Field data was collected electronically using a customized Android application, while data from reference laboratories and the teleradiology panel was entered into a customized online web application designed for the survey. The survey data was monitored periodically, synced and stored in the server at ICMR-NIRT, Chennai. Data cleaning was done to remove duplication, outliers, and misclassification of variables before the analysis.

Data analysis

All the statistical analysis was done using Stata 16.0 (Stata Corporation, College Station, TX, USA). Demographic characteristics were analyzed and presented as numbers and percentages. We excluded those who were currently on TB treatment for the analysis of diagnostic accuracy. Sensitivity, specificity, positive predictive values (PPVs), negative predictive values (NPVs), positive likelihood ratio (PLR) and negative likelihood ratio (NLR) were calculated and presented with 95% confidence intervals. We calculated the diagnostic accuracy of screening (symptom screening and CXR) and diagnostic (Xpert MTB/RIF and smear microscopy) against MGIT as a reference standard. We evaluated the accuracy of a combination of diagnostic tests and symptom screening. A positive result for a diagnostic test or the presence of any one symptom was considered positive and compared to the MGIT. A positive MGIT result was considered as disease positive for our analysis.

Strength and limtations

Our survey had several strengths.

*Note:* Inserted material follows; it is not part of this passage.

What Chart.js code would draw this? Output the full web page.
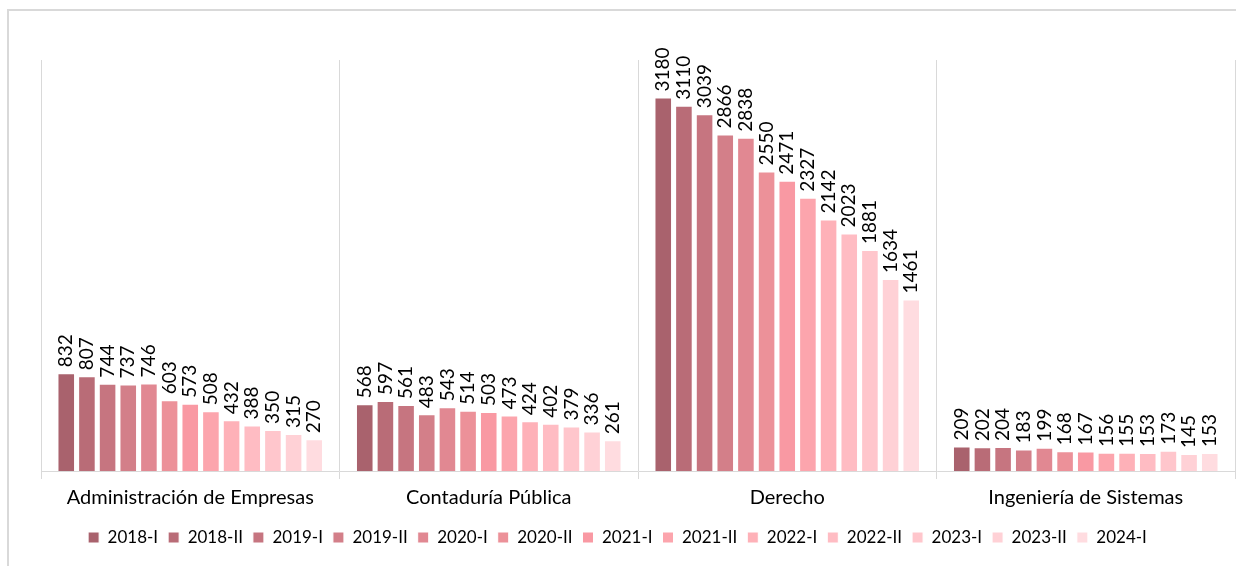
<!DOCTYPE html>
<html>
<head>
<meta charset="utf-8">
<script src="https://cdn.jsdelivr.net/npm/chart.js@4/dist/chart.umd.min.js"></script>
<style>
  html, body { margin: 0; padding: 0; background: #fff; }
  #wrap { position: relative; width: 1236px; height: 566px; overflow: hidden; }
  #frame { position: absolute; left: 7px; top: 9px; width: 1300px; height: 700px; border: 2px solid #d9d9d9; box-sizing: border-box; }
  #myChart { position: absolute; left: 0; top: 0; }
</style>
</head>
<body>
<div id="wrap">
  <div id="frame"></div>
  <canvas id="myChart" width="1236" height="566"></canvas>
</div>
<script>
// Data Block
const programs = ["Administración de Empresas", "Contaduría Pública", "Derecho", "Ingeniería de Sistemas"];
const periods = ["2018-I", "2018-II", "2019-I", "2019-II", "2020-I", "2020-II", "2021-I", "2021-II", "2022-I", "2022-II", "2023-I", "2023-II", "2024-I"];

// one array per program, ordered like periods
const administracion = [832, 807, 744, 737, 746, 603, 573, 508, 432, 388, 350, 315, 270];
const contaduria = [568, 597, 561, 483, 543, 514, 503, 473, 424, 402, 379, 336, 261];
const derecho = [3180, 3110, 3039, 2866, 2838, 2550, 2471, 2327, 2142, 2023, 1881, 1634, 1461];
const sistemas = [209, 202, 204, 183, 199, 168, 167, 156, 155, 153, 173, 145, 153];

const periodColors = [
  "#a9626d", "#b96c77", "#c67580", "#d37f89", "#e18892", "#ec9199",
  "#f999a3", "#fca5ad", "#feb1b8", "#ffbcc3", "#ffc6cc", "#ffd1d6", "#ffdce0",
];

// Setup Block
const byProgram = [administracion, contaduria, derecho, sistemas];
const data = {
  labels: programs,
  datasets: periods.map((p, i) => ({
    label: p,
    data: byProgram.map((arr) => arr[i]),
    backgroundColor: periodColors[i],
    borderColor: "#ffffff",
    borderWidth: 1,
    barPercentage: 0.85,
    categoryPercentage: 0.9,
  })),
};

// vertical value labels above each bar
const barValueLabels = {
  id: "barValueLabels",
  afterDatasetsDraw(chart) {
    const ctx = chart.ctx;
    ctx.save();
    ctx.font = "19px Lato";
    ctx.fillStyle = "#000";
    ctx.textAlign = "left";
    ctx.textBaseline = "middle";
    chart.data.datasets.forEach((ds, i) => {
      chart.getDatasetMeta(i).data.forEach((bar, j) => {
        ctx.save();
        ctx.translate(bar.x, bar.y - 6);
        ctx.rotate(-Math.PI / 2);
        ctx.fillText(ds.data[j], 0, 0);
        ctx.restore();
      });
    });
    ctx.restore();
  },
};

// Options Block
const options = {
  responsive: false,
  animation: false,
  layout: { padding: { left: 0, right: 1, top: 60, bottom: 10 } },
  scales: {
    x: {
      grid: { color: "#d9d9d9", lineWidth: 1, tickLength: 8, offset: true },
      border: { color: "#d9d9d9", width: 1 },
      ticks: { color: "#000", font: { family: "Lato", size: 20 }, padding: 7 },
      afterFit(scale) {
        scale.height += 2;
      },
    },
    y: {
      min: 0,
      max: 3500,
      ticks: { display: false },
      grid: { display: false },
      border: { display: false },
      // hidden axis only reserves the left margin, so the legend centres on the canvas
      afterFit(scale) {
        scale.width = 41;
      },
    },
  },
  plugins: {
    legend: {
      position: "bottom",
      labels: {
        color: "#000",
        font: { family: "Lato", size: 17 },
        boxWidth: 11,
        boxHeight: 11,
        padding: 10,
      },
    },
    tooltip: { enabled: false },
  },
};

// Config Block
const config = {
  type: "bar",
  data,
  options,
  plugins: [barValueLabels],
};

// Render Block
const myChart = new Chart(document.getElementById("myChart"), config);
</script>
</body>
</html>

We strictly adhered to the design and methodogy recommended by the WHO. The staff were trained in the screening and diagnostic procedures and they were closely monitored for adherence to the SOPs of the survey. We had difficulty in obtaining good quality sputum from the participants. The survey included the apparently healthy individuals who could come to the survey site. We could have missed individuals who were sick and bed-ridden at home or unable to stand for CXR.

Conclusion

Symptom screening and CXR were the highly sensitive screening tool that can be used in the prevalence surveys. mWRDs (Xpert/MTB RIF) was found to be highly specific even in the prevalence surveys. We recommend a diagnostic algorithm consisting of symptom screening, CXR followed by mWRDs for the future prevalence surveys and active case finding.